■ **WHAT TO PRODUCE**: Gather every line from the entries below that includes "this".

━━ SUPPLIED MATERIAL ━━

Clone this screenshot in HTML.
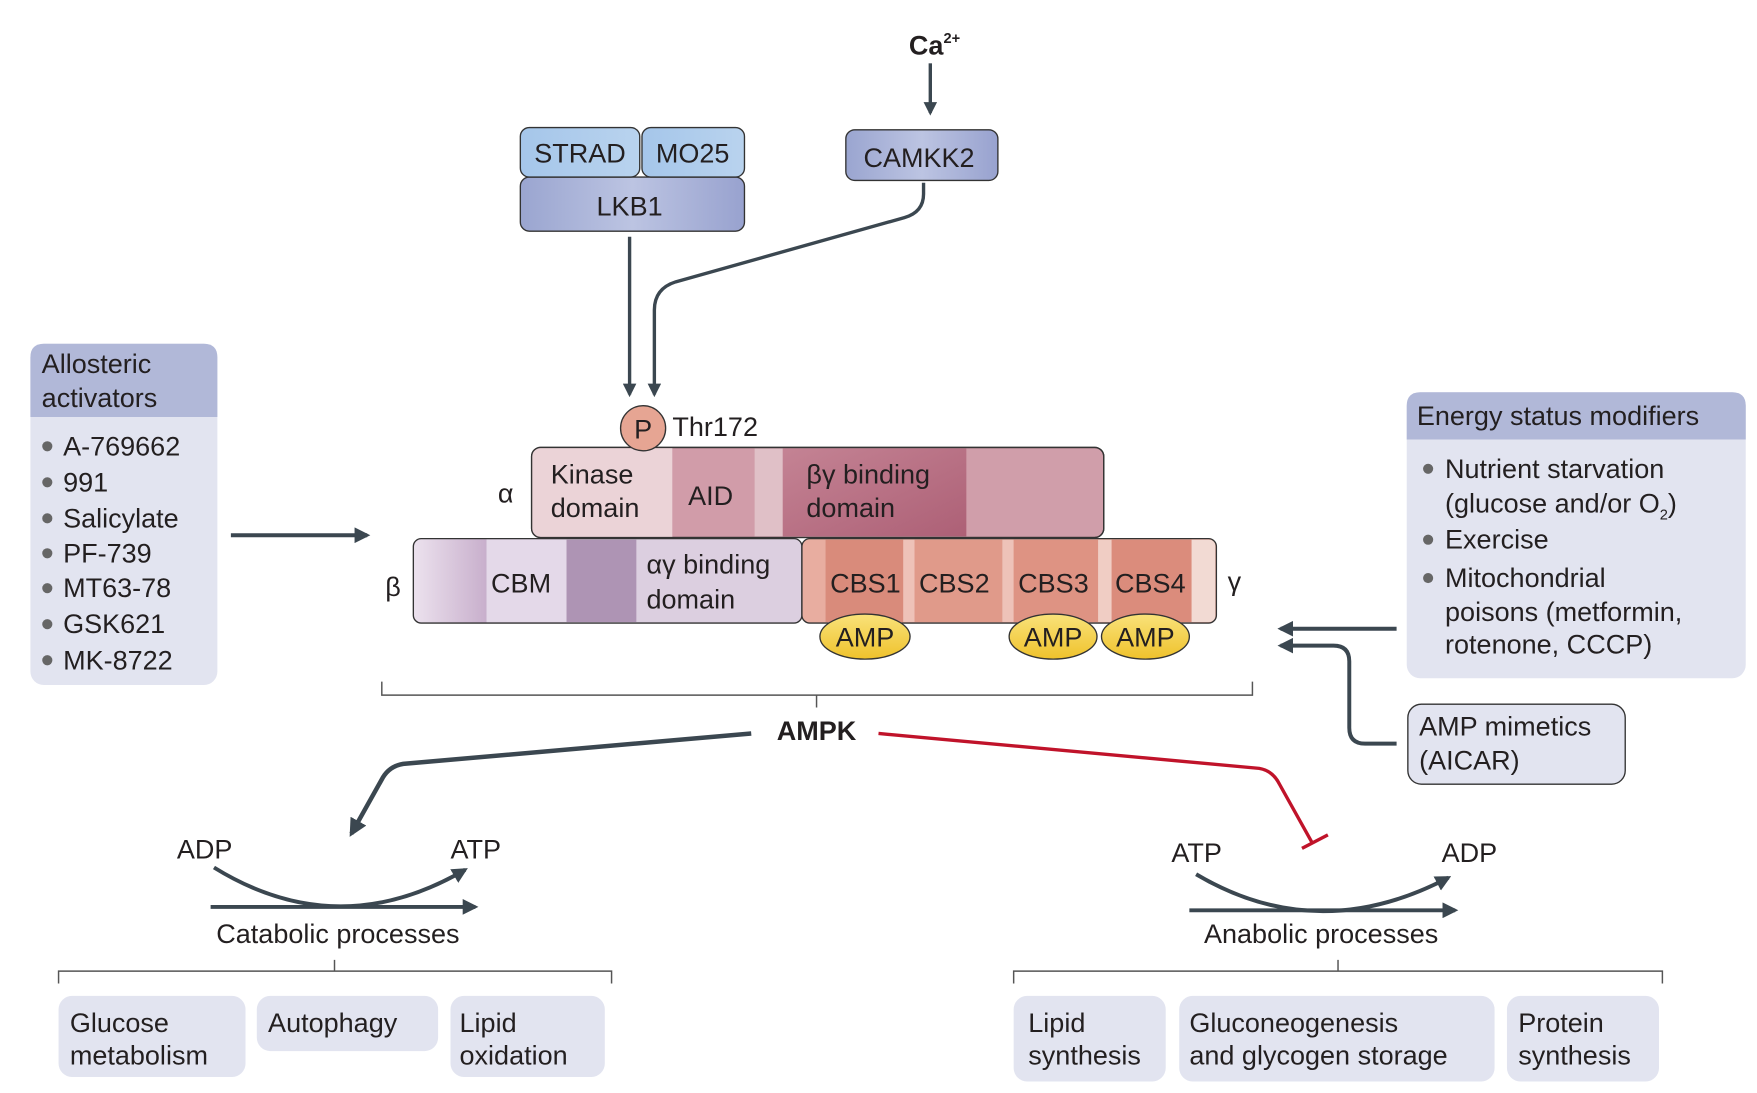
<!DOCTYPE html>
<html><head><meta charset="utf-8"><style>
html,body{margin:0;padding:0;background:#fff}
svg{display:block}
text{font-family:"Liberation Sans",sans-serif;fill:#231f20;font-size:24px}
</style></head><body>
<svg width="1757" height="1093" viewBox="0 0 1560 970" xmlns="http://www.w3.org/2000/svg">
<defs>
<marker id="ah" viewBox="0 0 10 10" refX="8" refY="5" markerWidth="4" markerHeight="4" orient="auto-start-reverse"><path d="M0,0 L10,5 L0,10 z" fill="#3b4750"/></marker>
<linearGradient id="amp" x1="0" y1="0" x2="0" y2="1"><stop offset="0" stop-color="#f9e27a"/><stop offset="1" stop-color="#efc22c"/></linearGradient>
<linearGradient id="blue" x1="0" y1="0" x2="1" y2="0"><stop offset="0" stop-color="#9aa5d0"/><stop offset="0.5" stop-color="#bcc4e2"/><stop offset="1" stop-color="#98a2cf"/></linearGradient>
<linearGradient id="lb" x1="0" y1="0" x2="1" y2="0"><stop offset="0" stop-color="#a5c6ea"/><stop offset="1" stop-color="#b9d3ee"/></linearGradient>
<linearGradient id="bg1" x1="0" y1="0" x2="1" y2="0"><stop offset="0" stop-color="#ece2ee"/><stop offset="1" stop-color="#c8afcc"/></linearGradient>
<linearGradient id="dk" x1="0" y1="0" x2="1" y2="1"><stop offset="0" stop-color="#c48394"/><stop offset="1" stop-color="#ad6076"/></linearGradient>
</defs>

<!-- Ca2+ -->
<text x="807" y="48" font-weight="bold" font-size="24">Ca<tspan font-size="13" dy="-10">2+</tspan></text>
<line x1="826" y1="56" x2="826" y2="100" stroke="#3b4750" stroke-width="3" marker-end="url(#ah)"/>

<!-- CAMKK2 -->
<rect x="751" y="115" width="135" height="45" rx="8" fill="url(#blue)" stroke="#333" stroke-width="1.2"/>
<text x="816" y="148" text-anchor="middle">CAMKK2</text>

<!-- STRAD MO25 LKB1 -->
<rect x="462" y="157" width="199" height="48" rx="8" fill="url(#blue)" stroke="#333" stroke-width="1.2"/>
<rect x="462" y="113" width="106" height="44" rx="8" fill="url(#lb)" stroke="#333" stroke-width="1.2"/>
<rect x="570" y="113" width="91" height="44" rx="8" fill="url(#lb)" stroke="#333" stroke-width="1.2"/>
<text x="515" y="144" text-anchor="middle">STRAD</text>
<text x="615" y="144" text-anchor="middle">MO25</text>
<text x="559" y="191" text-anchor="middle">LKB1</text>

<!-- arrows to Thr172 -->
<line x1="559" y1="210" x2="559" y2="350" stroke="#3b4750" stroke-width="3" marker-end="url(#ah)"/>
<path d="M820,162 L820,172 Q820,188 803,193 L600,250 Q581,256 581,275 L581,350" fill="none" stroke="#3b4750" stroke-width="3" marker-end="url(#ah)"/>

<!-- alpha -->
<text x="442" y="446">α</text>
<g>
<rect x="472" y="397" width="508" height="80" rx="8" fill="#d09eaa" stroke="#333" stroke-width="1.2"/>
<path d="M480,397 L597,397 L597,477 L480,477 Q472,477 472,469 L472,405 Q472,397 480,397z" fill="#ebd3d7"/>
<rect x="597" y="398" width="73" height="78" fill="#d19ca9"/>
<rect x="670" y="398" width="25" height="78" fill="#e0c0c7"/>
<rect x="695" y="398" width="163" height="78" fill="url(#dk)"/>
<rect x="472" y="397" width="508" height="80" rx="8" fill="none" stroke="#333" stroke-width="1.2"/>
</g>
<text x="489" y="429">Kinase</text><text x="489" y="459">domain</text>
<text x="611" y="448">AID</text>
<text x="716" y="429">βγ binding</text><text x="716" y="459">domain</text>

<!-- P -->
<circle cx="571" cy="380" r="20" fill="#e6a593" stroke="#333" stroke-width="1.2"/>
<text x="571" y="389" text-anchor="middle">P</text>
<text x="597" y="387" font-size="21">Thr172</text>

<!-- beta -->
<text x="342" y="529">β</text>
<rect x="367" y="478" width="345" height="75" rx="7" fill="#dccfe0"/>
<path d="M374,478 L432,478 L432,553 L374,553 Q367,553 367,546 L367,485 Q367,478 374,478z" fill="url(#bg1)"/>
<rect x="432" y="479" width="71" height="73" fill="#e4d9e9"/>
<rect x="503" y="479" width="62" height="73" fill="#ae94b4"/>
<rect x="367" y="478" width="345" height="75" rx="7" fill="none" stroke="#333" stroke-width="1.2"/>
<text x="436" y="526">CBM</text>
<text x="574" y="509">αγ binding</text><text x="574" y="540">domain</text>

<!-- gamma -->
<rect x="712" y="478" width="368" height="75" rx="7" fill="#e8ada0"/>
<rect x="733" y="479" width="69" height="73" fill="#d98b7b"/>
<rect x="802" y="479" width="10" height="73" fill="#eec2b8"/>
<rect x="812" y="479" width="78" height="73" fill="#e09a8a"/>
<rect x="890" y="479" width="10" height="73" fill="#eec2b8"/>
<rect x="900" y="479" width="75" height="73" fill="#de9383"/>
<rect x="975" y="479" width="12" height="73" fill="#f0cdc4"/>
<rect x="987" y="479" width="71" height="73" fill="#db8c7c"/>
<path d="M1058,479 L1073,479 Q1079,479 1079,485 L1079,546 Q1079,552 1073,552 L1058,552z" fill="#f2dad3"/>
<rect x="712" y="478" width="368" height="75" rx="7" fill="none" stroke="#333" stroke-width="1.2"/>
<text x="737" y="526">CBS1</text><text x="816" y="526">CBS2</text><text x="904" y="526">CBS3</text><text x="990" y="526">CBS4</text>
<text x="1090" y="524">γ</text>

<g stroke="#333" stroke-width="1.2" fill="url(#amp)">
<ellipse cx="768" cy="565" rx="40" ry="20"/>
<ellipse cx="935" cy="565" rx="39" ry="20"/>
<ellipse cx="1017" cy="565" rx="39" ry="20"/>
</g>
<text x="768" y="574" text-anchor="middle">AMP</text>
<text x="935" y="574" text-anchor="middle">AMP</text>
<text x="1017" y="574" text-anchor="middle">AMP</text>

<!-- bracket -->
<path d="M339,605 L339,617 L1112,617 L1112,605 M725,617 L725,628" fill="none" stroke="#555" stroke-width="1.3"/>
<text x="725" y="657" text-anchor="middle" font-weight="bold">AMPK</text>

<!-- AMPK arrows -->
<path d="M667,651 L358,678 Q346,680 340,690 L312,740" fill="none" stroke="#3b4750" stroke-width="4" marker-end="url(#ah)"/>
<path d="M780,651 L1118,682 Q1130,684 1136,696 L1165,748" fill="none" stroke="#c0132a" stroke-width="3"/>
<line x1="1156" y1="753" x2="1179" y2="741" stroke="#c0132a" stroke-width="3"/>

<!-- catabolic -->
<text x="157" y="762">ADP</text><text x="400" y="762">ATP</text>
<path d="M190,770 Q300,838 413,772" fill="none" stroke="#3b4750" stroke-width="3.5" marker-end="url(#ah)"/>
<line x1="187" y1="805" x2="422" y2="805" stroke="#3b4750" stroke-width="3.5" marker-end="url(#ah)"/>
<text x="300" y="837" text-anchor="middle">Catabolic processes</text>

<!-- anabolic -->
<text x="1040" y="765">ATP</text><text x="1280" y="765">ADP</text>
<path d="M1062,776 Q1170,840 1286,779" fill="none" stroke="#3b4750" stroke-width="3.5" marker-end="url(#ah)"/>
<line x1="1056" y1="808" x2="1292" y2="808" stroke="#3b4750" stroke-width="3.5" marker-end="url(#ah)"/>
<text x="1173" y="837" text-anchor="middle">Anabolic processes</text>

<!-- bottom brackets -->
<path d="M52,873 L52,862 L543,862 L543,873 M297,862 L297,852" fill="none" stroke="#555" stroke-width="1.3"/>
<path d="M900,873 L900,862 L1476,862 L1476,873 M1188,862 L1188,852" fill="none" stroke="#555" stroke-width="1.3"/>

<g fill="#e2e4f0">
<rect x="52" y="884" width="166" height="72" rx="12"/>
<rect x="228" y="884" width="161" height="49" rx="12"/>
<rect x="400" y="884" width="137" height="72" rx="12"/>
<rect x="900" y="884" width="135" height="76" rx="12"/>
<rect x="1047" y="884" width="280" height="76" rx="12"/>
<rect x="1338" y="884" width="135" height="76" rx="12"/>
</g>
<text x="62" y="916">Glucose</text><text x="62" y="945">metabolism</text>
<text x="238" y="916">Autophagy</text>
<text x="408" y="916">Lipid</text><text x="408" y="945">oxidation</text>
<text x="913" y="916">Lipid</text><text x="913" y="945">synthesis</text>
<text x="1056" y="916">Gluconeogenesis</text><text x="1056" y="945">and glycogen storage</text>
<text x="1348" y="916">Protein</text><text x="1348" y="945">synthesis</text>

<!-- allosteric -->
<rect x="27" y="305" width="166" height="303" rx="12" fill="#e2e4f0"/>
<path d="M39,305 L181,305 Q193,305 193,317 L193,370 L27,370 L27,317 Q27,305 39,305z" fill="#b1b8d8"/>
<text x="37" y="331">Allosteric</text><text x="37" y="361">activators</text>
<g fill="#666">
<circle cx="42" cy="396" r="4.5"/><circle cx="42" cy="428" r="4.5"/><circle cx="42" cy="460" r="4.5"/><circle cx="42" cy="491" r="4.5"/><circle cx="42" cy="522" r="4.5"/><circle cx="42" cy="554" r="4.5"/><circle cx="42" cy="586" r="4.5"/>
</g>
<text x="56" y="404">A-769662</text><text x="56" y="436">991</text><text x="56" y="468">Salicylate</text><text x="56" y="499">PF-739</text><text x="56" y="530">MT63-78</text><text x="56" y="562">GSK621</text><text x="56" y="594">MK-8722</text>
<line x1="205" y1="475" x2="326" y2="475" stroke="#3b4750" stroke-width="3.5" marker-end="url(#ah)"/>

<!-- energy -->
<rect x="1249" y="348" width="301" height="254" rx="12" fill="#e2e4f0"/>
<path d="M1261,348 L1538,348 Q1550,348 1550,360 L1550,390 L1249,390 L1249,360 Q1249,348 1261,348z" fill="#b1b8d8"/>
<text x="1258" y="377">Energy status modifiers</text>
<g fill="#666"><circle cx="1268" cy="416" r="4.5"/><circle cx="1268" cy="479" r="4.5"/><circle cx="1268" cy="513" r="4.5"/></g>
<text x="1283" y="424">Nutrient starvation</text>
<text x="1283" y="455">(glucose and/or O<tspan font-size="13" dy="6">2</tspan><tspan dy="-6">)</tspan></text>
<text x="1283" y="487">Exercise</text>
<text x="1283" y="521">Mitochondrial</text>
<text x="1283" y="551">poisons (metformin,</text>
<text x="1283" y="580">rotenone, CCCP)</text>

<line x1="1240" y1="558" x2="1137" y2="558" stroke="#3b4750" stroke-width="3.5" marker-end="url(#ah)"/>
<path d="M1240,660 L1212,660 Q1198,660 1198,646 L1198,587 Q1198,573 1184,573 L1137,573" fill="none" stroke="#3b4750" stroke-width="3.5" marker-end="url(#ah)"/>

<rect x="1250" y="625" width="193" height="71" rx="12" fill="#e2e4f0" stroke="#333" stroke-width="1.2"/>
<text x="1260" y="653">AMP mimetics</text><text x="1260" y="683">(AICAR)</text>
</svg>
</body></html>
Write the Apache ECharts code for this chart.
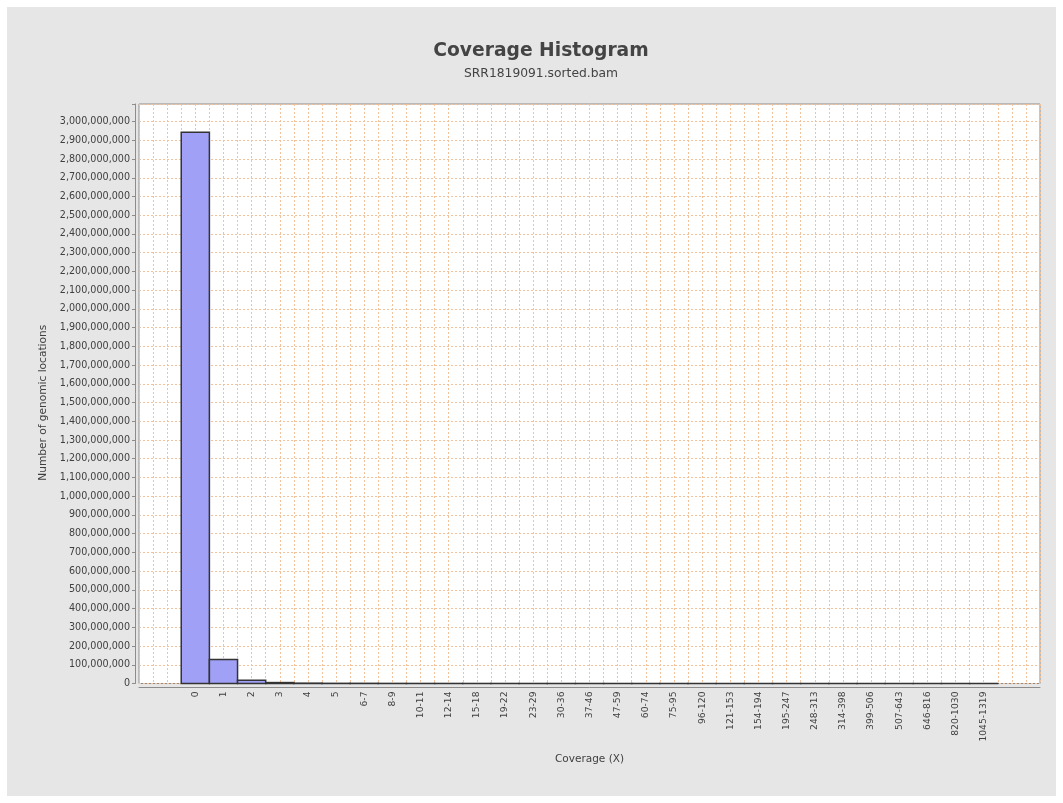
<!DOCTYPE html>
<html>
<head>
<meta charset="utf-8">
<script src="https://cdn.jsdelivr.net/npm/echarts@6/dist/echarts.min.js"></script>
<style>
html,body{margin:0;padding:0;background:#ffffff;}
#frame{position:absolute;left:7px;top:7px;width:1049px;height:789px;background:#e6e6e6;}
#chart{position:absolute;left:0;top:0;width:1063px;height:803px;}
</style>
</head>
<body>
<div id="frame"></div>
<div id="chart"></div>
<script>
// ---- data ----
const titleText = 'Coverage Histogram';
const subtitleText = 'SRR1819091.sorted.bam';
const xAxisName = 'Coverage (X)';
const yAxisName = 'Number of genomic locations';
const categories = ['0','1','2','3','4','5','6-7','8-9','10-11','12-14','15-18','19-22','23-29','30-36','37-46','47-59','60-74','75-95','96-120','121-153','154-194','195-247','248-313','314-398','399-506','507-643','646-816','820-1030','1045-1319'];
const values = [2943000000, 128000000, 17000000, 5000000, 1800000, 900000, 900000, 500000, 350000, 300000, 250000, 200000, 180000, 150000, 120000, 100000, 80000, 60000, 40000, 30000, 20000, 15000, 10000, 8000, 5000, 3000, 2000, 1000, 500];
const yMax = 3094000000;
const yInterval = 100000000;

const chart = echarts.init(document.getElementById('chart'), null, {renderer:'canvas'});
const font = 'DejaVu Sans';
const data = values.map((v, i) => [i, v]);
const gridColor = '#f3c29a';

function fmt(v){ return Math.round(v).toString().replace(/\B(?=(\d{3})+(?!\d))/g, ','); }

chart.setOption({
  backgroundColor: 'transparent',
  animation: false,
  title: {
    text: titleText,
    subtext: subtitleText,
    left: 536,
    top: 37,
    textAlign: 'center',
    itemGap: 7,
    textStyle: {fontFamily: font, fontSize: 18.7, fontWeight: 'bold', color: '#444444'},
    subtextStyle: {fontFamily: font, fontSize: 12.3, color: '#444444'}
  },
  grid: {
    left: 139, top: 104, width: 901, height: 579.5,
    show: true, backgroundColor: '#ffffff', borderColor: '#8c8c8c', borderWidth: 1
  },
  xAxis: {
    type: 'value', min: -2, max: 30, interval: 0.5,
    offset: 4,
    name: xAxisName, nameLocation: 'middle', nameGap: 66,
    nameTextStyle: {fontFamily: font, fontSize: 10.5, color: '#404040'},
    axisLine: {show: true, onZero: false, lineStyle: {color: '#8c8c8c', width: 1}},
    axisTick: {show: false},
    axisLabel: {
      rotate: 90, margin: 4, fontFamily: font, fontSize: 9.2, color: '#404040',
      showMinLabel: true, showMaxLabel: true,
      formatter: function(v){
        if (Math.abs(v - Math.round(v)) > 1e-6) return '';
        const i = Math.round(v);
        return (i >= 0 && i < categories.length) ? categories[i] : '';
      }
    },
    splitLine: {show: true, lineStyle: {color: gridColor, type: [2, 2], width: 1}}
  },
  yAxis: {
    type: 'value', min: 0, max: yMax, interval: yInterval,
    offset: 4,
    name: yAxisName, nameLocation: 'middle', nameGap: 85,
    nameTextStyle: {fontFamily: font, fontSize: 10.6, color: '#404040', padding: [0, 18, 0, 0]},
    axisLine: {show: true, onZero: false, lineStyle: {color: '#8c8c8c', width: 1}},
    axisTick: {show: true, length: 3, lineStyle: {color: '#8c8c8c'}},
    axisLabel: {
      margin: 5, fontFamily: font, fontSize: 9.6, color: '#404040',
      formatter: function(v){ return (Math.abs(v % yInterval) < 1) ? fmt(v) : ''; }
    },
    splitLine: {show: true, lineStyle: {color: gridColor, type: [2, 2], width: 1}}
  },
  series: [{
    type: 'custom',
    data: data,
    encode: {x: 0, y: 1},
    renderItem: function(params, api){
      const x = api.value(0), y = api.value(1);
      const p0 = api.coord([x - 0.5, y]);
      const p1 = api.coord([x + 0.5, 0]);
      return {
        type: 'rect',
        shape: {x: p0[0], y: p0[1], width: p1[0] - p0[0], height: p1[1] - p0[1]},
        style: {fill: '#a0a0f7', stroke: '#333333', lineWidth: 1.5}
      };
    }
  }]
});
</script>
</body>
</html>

━━━

■ **SOLUTION TO THE PROBLEM**:
Clone this screenshot in HTML.
Write the Apache ECharts code for this chart.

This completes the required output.